Saturday, 4 May 2024

Joseph McCann: Serial rapist ‘should never have been free to commit his crimes’

Serial rapist Joseph McCann should never have been free to commit his crimes in the first place, according to the former head of the Parole Board.

McCann subjected 11 victims to a horrifying ordeal in a spree of abductions across London and the North West.

Like the London Bridge terrorist Usman Khan, the 34-year-old was on an indeterminate sentence for previous violent offences.

Indeterminate sentences for public protection (IPPs) effectively carry a life licence, requiring a Parole Board assessment before an IPP prisoner is eligible for release.

McCann was released on licence in 2017, which meant he could be sent back to jail if he reoffended or breached his parole conditions.

Later that year, while on licence, he was arrested and charged with a further offence and was given a three-year jail term.

McCann’s case should have been referred to the Parole Board before he was released but in February this year he was dealt with as a “determinate sentence” prisoner.

This meant he was automatically released 18 months into his sentence.

Nick Hardwick, former chair of the Parole Board for England and Wales, told Sky News he was in no doubt mistakes were made in the handling of McCann’s release.

He said: “This is a very concerning case. It was a dreadful set of offences.

“In this case, there was clearly an individual error. McCann should have been referred to the Parole Board after he committed further offences and I’m very confident in those circumstances that the Parole Board would not have re-released him.

“The new offences were too similar to the previous ones, he wouldn’t have been re-released.”

Mr Hardwick, who is also a former chief inspector of prisons, said the issue highlights the worrying deterioration of the criminal justice system over recent years.

He said: “I think this is a symptom of a probation system and a court system under huge pressure, which makes individual mistakes more likely.

“It’s not that we need tough justice, we need smart justice. We need a whole system approach to tackling this.

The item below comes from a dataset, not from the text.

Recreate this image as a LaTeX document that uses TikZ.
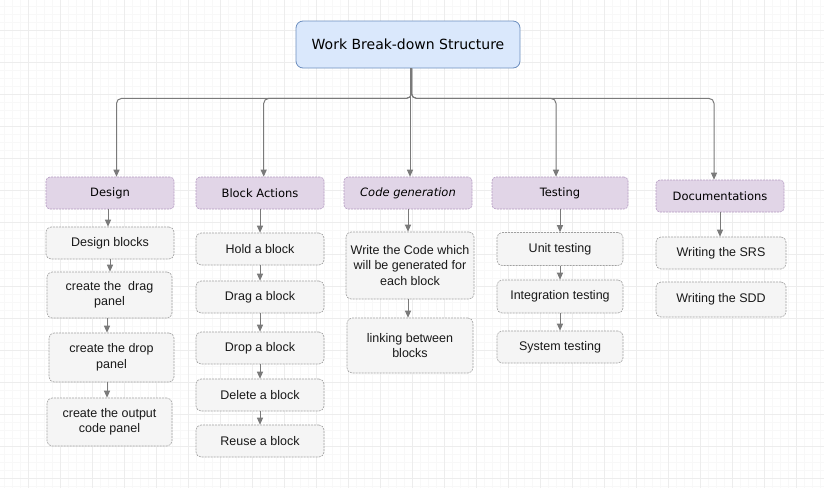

These are areas that have been neglected by the politicians and now we’re reaping the consequences of that.

“The problem with prison and probation is the number of experienced staff that we’ve lost. Even if you recruit new staff now, which they’re doing, they simply don’t have the experience of the people they are replacing and that’s what creates the dangers.”

There are differences between the apparent mix-up that led to McCann’s release and the automatic release of terrorist Khan.

But the fundamentals are essentially the same, two highly dangerous individuals released back into society without proper risk assessment from the Parole Board.

Mr Hardwick said: “Both of these cases reveal very worrying weaknesses in the prison and probation system, where very experienced commentators have said recently, these are systems in chaos.”

The Ministry of Justice launched an urgent review of the McCann case last spring.

Its findings have been on hold until the conclusion of McCann’s trial.

A source told Sky News that there were “missed opportunities” and that “lessons have been learned”.

The revelation that the 34-year-old rapist might never have been free to commit his offences in the first place, had vetting systems worked properly, will be of huge concern to McCann’s victims, who suffered life-altering trauma at his hands.

Mr Hardwick said he feared that a creaking criminal justice system might result in other cases falling through the cracks and that he was aware of a number of recent “near-misses”.

He said: “We need to look at the system failures here.

“Not just the individual error, but the circumstances that lay behind that. I think we’re more likely to correct those, if we don’t use it as another opportunity to score party political points, but we actually see this as an opportunity to try to get the system right, not simply win votes in the short term.”